Information shown

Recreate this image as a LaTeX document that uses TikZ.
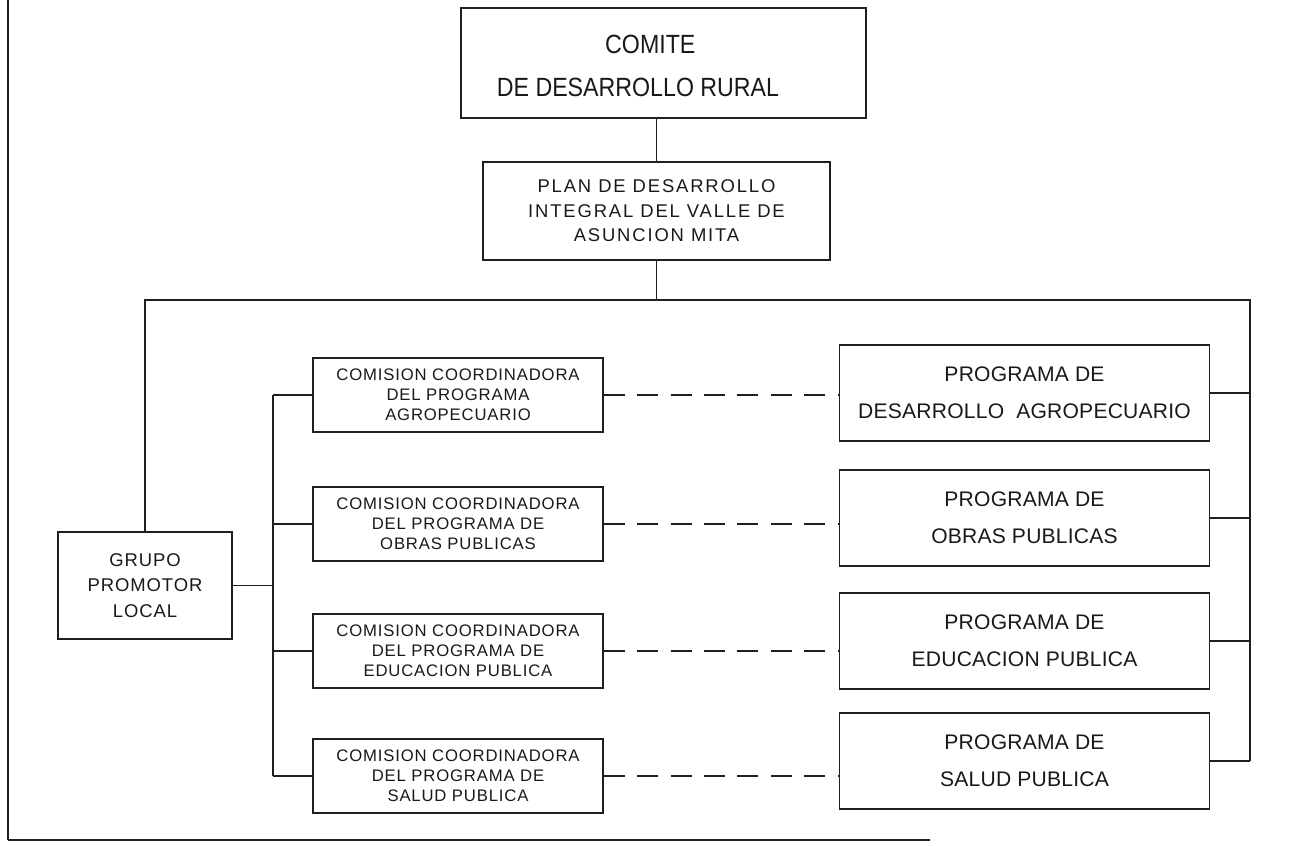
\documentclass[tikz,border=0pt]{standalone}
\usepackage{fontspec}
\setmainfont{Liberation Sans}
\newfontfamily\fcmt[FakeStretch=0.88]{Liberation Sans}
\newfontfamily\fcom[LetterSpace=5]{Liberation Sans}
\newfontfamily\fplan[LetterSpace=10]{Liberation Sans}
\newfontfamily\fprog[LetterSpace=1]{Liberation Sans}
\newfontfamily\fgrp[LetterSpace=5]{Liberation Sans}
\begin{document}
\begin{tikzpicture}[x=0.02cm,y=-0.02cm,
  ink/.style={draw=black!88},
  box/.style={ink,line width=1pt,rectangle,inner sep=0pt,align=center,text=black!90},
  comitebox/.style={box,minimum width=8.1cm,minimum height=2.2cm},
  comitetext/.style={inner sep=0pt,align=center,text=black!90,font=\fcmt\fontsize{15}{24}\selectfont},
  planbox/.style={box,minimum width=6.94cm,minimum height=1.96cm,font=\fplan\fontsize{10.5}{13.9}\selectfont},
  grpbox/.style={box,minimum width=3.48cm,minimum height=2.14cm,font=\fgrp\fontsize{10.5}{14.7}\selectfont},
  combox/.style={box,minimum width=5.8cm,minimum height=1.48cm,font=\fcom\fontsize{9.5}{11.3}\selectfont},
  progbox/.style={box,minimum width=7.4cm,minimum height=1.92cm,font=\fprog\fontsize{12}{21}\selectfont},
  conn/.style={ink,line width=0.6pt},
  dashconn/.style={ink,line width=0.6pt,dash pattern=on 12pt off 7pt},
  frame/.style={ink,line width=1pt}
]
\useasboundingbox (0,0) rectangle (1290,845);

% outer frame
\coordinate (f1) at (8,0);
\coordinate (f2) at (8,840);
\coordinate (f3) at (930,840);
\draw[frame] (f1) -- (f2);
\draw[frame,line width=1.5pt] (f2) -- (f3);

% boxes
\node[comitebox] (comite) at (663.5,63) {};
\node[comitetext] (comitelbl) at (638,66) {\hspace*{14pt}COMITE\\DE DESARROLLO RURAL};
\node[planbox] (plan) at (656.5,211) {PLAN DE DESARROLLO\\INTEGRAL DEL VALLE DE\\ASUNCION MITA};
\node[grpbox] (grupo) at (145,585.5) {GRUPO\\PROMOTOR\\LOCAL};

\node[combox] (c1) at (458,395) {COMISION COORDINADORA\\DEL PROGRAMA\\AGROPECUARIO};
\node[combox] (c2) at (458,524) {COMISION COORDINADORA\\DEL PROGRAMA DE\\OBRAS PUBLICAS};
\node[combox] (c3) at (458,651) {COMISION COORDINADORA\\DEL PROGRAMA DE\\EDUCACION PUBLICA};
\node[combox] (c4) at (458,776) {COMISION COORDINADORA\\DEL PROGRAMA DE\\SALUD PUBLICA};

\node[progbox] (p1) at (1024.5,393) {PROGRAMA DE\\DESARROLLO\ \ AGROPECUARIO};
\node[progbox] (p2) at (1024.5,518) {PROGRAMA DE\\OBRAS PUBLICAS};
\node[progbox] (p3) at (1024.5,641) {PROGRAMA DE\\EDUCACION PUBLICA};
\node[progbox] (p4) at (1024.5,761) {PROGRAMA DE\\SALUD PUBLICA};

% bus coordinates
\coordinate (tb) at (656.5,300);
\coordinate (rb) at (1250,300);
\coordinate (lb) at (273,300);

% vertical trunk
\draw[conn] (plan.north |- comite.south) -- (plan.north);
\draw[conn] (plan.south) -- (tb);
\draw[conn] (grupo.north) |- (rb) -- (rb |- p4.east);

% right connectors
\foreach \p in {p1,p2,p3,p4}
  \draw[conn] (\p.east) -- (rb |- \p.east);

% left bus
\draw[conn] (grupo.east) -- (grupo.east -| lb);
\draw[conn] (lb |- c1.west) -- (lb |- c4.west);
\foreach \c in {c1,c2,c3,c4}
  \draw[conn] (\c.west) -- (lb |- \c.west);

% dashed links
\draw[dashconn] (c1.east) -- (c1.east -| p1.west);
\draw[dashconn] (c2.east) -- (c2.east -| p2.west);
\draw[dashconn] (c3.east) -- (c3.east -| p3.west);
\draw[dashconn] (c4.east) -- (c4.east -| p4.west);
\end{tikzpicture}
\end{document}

What the exercise asks
Transcribe the whole listing exactly. Pictures stay out of your copy.

Solution for this task
Recreate this image as a LaTeX document that uses TikZ.
\documentclass[tikz,border=0pt]{standalone}
\usepackage{fontspec}
\setmainfont{Liberation Sans}
\newfontfamily\fcmt[FakeStretch=0.88]{Liberation Sans}
\newfontfamily\fcom[LetterSpace=5]{Liberation Sans}
\newfontfamily\fplan[LetterSpace=10]{Liberation Sans}
\newfontfamily\fprog[LetterSpace=1]{Liberation Sans}
\newfontfamily\fgrp[LetterSpace=5]{Liberation Sans}
\begin{document}
\begin{tikzpicture}[x=0.02cm,y=-0.02cm,
  ink/.style={draw=black!88},
  box/.style={ink,line width=1pt,rectangle,inner sep=0pt,align=center,text=black!90},
  comitebox/.style={box,minimum width=8.1cm,minimum height=2.2cm},
  comitetext/.style={inner sep=0pt,align=center,text=black!90,font=\fcmt\fontsize{15}{24}\selectfont},
  planbox/.style={box,minimum width=6.94cm,minimum height=1.96cm,font=\fplan\fontsize{10.5}{13.9}\selectfont},
  grpbox/.style={box,minimum width=3.48cm,minimum height=2.14cm,font=\fgrp\fontsize{10.5}{14.7}\selectfont},
  combox/.style={box,minimum width=5.8cm,minimum height=1.48cm,font=\fcom\fontsize{9.5}{11.3}\selectfont},
  progbox/.style={box,minimum width=7.4cm,minimum height=1.92cm,font=\fprog\fontsize{12}{21}\selectfont},
  conn/.style={ink,line width=0.6pt},
  dashconn/.style={ink,line width=0.6pt,dash pattern=on 12pt off 7pt},
  frame/.style={ink,line width=1pt}
]
\useasboundingbox (0,0) rectangle (1290,845);

% outer frame
\coordinate (f1) at (8,0);
\coordinate (f2) at (8,840);
\coordinate (f3) at (930,840);
\draw[frame] (f1) -- (f2);
\draw[frame,line width=1.5pt] (f2) -- (f3);

% boxes
\node[comitebox] (comite) at (663.5,63) {};
\node[comitetext] (comitelbl) at (638,66) {\hspace*{14pt}COMITE\\DE DESARROLLO RURAL};
\node[planbox] (plan) at (656.5,211) {PLAN DE DESARROLLO\\INTEGRAL DEL VALLE DE\\ASUNCION MITA};
\node[grpbox] (grupo) at (145,585.5) {GRUPO\\PROMOTOR\\LOCAL};

\node[combox] (c1) at (458,395) {COMISION COORDINADORA\\DEL PROGRAMA\\AGROPECUARIO};
\node[combox] (c2) at (458,524) {COMISION COORDINADORA\\DEL PROGRAMA DE\\OBRAS PUBLICAS};
\node[combox] (c3) at (458,651) {COMISION COORDINADORA\\DEL PROGRAMA DE\\EDUCACION PUBLICA};
\node[combox] (c4) at (458,776) {COMISION COORDINADORA\\DEL PROGRAMA DE\\SALUD PUBLICA};

\node[progbox] (p1) at (1024.5,393) {PROGRAMA DE\\DESARROLLO\ \ AGROPECUARIO};
\node[progbox] (p2) at (1024.5,518) {PROGRAMA DE\\OBRAS PUBLICAS};
\node[progbox] (p3) at (1024.5,641) {PROGRAMA DE\\EDUCACION PUBLICA};
\node[progbox] (p4) at (1024.5,761) {PROGRAMA DE\\SALUD PUBLICA};

% bus coordinates
\coordinate (tb) at (656.5,300);
\coordinate (rb) at (1250,300);
\coordinate (lb) at (273,300);

% vertical trunk
\draw[conn] (plan.north |- comite.south) -- (plan.north);
\draw[conn] (plan.south) -- (tb);
\draw[conn] (grupo.north) |- (rb) -- (rb |- p4.east);

% right connectors
\foreach \p in {p1,p2,p3,p4}
  \draw[conn] (\p.east) -- (rb |- \p.east);

% left bus
\draw[conn] (grupo.east) -- (grupo.east -| lb);
\draw[conn] (lb |- c1.west) -- (lb |- c4.west);
\foreach \c in {c1,c2,c3,c4}
  \draw[conn] (\c.west) -- (lb |- \c.west);

% dashed links
\draw[dashconn] (c1.east) -- (c1.east -| p1.west);
\draw[dashconn] (c2.east) -- (c2.east -| p2.west);
\draw[dashconn] (c3.east) -- (c3.east -| p3.west);
\draw[dashconn] (c4.east) -- (c4.east -| p4.west);
\end{tikzpicture}
\end{document}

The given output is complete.